Especially offended by the Stamp Act, powerful land owners, merchants and political leaders in Virginia, and all of England's colonies rebelled. In June of 1776, a committee of the Second Continental Congress consisting of John Adams of Massachusetts, Benjamin Franklin of Pennsylvania, Thomas Jefferson of Virginia, Robert R. Livingston of New York, and Roger Sherman of Connecticut (the "Committee of Five") was formed to draft a declaration of independence from Britain.
Church bells rang out across Philadelphia on July 4, 1776.... signaling that the Declaration of Independence was approved and officially adopted and signed in Philadelphia's Independence Hall. 56 men representing varied factions throughout the colonies bravely signed that document, including Thomas Jefferson (its principal author) and 6 others from Virginia.

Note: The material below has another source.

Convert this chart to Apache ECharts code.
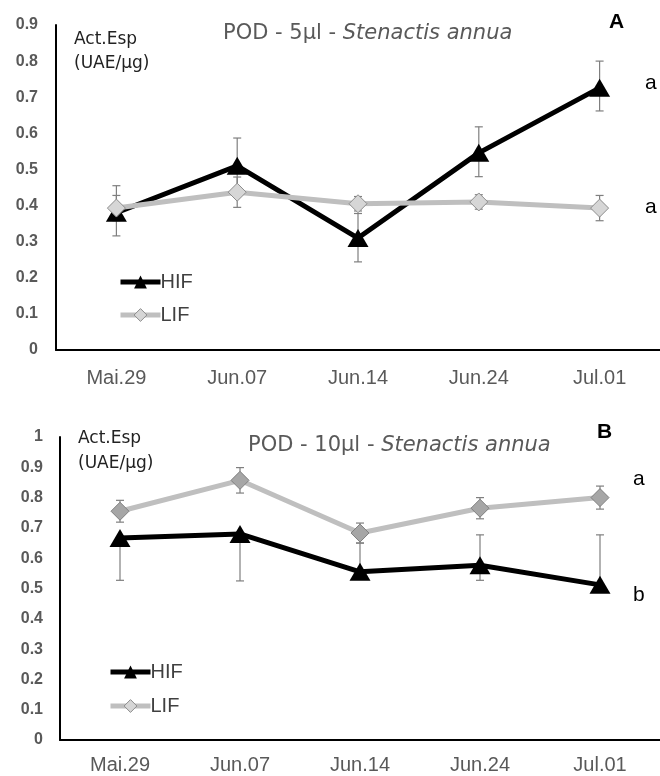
<!DOCTYPE html>
<html>
<head>
<meta charset="utf-8">
<script src="https://cdn.jsdelivr.net/npm/echarts@6/dist/echarts.min.js"></script>
<style>html,body{margin:0;padding:0;background:#fff;}#c{width:660px;height:776px;}</style>
</head>
<body>
<div id="c"></div>
<script>
const categories = ['Mai.29', 'Jun.07', 'Jun.14', 'Jun.24', 'Jul.01'];
const yTicksA = [0, 0.1, 0.2, 0.3, 0.4, 0.5, 0.6, 0.7, 0.8, 0.9];
const yTicksB = [0, 0.1, 0.2, 0.3, 0.4, 0.5, 0.6, 0.7, 0.8, 0.9, 1];
// Panel A (POD - 5µl)
const hifA = [0.38, 0.51, 0.31, 0.546, 0.726];
const hifAErrUp = [0.075, 0.077, 0.068, 0.072, 0.074];
const hifAErrDown = [0.064, 0.077, 0.066, 0.066, 0.064];
const lifA = [0.393, 0.437, 0.405, 0.41, 0.393];
const lifAErrUp = [0.035, 0.042, 0.02, 0.02, 0.035];
const lifAErrDown = [0.035, 0.042, 0.02, 0.02, 0.035];
// Panel B (POD - 10µl)
const hifB = [0.667, 0.68, 0.555, 0.577, 0.512];
const hifBErrUp = [0, 0, 0.095, 0.1, 0.165];
const hifBErrDown = [0.14, 0.155, 0, 0.05, 0];
const lifB = [0.755, 0.857, 0.683, 0.765, 0.80];
const lifBErrUp = [0.036, 0.042, 0.033, 0.035, 0.038];
const lifBErrDown = [0.036, 0.042, 0.033, 0.035, 0.038];

const chart = echarts.init(document.getElementById('c'));

function errData(vals, up, down) {
  return vals.map((v, i) => [i, v - down[i], v + up[i], v]);
}
function errSeries(vals, up, down, idx) {
  return {
    type: 'custom',
    xAxisIndex: idx, yAxisIndex: idx,
    z: 1,
    silent: true,
    data: errData(vals, up, down),
    renderItem: function (params, api) {
      const lo = api.coord([api.value(0), api.value(1)]);
      const hi = api.coord([api.value(0), api.value(2)]);
      const mid = api.coord([api.value(0), api.value(3)]);
      const x = lo[0], w = 4;
      const st = { stroke: '#7f7f7f', lineWidth: 1.2 };
      const ch = [{ type: 'line', shape: { x1: x, y1: lo[1], x2: x, y2: hi[1] }, style: st }];
      if (Math.abs(lo[1] - mid[1]) > 0.5) ch.push({ type: 'line', shape: { x1: x - w, y1: lo[1], x2: x + w, y2: lo[1] }, style: st });
      if (Math.abs(hi[1] - mid[1]) > 0.5) ch.push({ type: 'line', shape: { x1: x - w, y1: hi[1], x2: x + w, y2: hi[1] }, style: st });
      return { type: 'group', children: ch };
    }
  };
}
function hifSeries(vals, idx) {
  return {
    name: 'HIF', type: 'line', xAxisIndex: idx, yAxisIndex: idx, data: vals,
    symbol: 'triangle', symbolSize: [21, 18], z: 3,
    lineStyle: { color: '#000', width: 5 },
    itemStyle: { color: '#000' }, color: '#000'
  };
}
function lifSeries(vals, idx, fill, border) {
  return {
    name: 'LIF', type: 'line', xAxisIndex: idx, yAxisIndex: idx, data: vals,
    symbol: 'diamond', symbolSize: 18, z: idx === 0 ? 4 : 2,
    lineStyle: { color: '#bfbfbf', width: 5 },
    itemStyle: { color: fill, borderColor: border, borderWidth: 1 }, color: '#bfbfbf'
  };
}
const axisLine = { show: true, lineStyle: { color: '#000', width: 2 } };
const yLabel = {
  color: '#595959', fontWeight: 'bold', fontSize: 16, fontFamily: 'Liberation Sans, Arial',
  formatter: v => (v === 0 ? '0' : (v === 1 ? '1' : v.toFixed(1)))
};
const xLabel = { color: '#595959', fontSize: 20, fontFamily: 'Liberation Sans, Arial' };

function legendOf(left, top, gap, lifFill) {
  return {
    left: left, top: top, orient: 'vertical', itemWidth: 40, itemHeight: 16, itemGap: gap,
    textStyle: { color: '#404040', fontSize: 20, fontFamily: 'Liberation Sans, Arial', padding: [0, 0, 0, -5] },
    selectedMode: false,
    data: [
      { name: 'HIF', lineStyle: { width: 5, color: '#000' }, itemStyle: { color: '#000' } },
      { name: 'LIF', lineStyle: { width: 5, color: '#bfbfbf' }, itemStyle: { color: lifFill, borderColor: '#8c8c8c', borderWidth: 1 } }
    ]
  };
}

const titleFont = 'DejaVu Sans, sans-serif';
function titleText(x, y, a) {
  return {
    type: 'text', left: x, top: y,
    style: {
      text: '{n|POD - ' + a + ' - }{i|Stenactis annua}',
      rich: {
        n: { fontSize: 21, fill: '#595959', fontFamily: titleFont },
        i: { fontSize: 21, fill: '#595959', fontFamily: titleFont, fontStyle: 'italic' }
      }
    }
  };
}
function plain(x, y, t, size, weight, color, font) {
  return { type: 'text', left: x, top: y, style: { text: t, fontSize: size, fontWeight: weight || 'normal', fill: color || '#000', fontFamily: font || 'Liberation Sans, Arial' } };
}

chart.setOption({
  animation: false,
  grid: [
    { left: 56, top: 25, width: 604, height: 325 },
    { left: 60, top: 437, width: 600, height: 303 }
  ],
  xAxis: [
    { type: 'category', gridIndex: 0, data: categories, axisLine, axisTick: { show: false }, axisLabel: Object.assign({ margin: 18 }, xLabel) },
    { type: 'category', gridIndex: 1, data: categories, axisLine, axisTick: { show: false }, axisLabel: Object.assign({ margin: 15 }, xLabel) }
  ],
  yAxis: [
    { type: 'value', gridIndex: 0, min: yTicksA[0], max: yTicksA[yTicksA.length - 1], interval: 0.1, axisLine, axisTick: { show: false }, splitLine: { show: false }, axisLabel: Object.assign({ margin: 18 }, yLabel) },
    { type: 'value', gridIndex: 1, min: yTicksB[0], max: yTicksB[yTicksB.length - 1], interval: 0.1, axisLine, axisTick: { show: false }, splitLine: { show: false }, axisLabel: Object.assign({ margin: 17 }, yLabel) }
  ],
  legend: [
    legendOf(113, 267, 13, '#d6d6d6'),
    legendOf(103, 657, 14, '#d6d6d6')
  ],
  series: [
    errSeries(hifA, hifAErrUp, hifAErrDown, 0), errSeries(lifA, lifAErrUp, lifAErrDown, 0),
    hifSeries(hifA, 0), lifSeries(lifA, 0, '#d6d6d6', '#8c8c8c'),
    errSeries(hifB, hifBErrUp, hifBErrDown, 1), errSeries(lifB, lifBErrUp, lifBErrDown, 1),
    hifSeries(hifB, 1), lifSeries(lifB, 1, '#a6a6a6', '#7f7f7f')
  ],
  graphic: [
    titleText(223, 23, '5µl'),
    titleText(248, 435, '10µl'),
    plain(74, 31, 'Act.Esp', 17, 'normal', '#222', titleFont),
    plain(74, 55, '(UAE/µg)', 17, 'normal', '#222', titleFont),
    plain(78, 430, 'Act.Esp', 17, 'normal', '#222', titleFont),
    plain(78, 455, '(UAE/µg)', 17, 'normal', '#222', titleFont),
    plain(609, 12, 'A', 21, 'bold', '#000'),
    plain(597, 422, 'B', 21, 'bold', '#000'),
    plain(645, 73, 'a', 21, 'normal', '#000'),
    plain(645, 197, 'a', 21, 'normal', '#000'),
    plain(633, 469, 'a', 21, 'normal', '#000'),
    plain(633, 585, 'b', 21, 'normal', '#000')
  ]
});
</script>
</body>
</html>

Throughout the bloody Revolutionary War, the British utilized their naval superiority to capture and occupy coastal cities, but control of the rural areas (where most of the population lived) proved daunting, and difficult. In Virginia, its militia and ordinary citizens fought the British with an unwavering desire for freedom.
After a series of inspiring American victories, France signed treaties with America in 1778, and declared war on Britain, its longtime enemy. The French naval involvement proved decisive, as the British army finally surrendered at Yorktown, Virginia, in 1781 to the combined French and American forces under the command of Virginian, General George Washington.
At the end of the Revolutionary War, the states joined together, under the Articles of Confederation - a de facto form of government. As the United States Constitution was being drafted, a "Bill of Rights" was proposed. And because of that, a group led by George Mason and Patrick Henry opposed ratification of that new Constitution.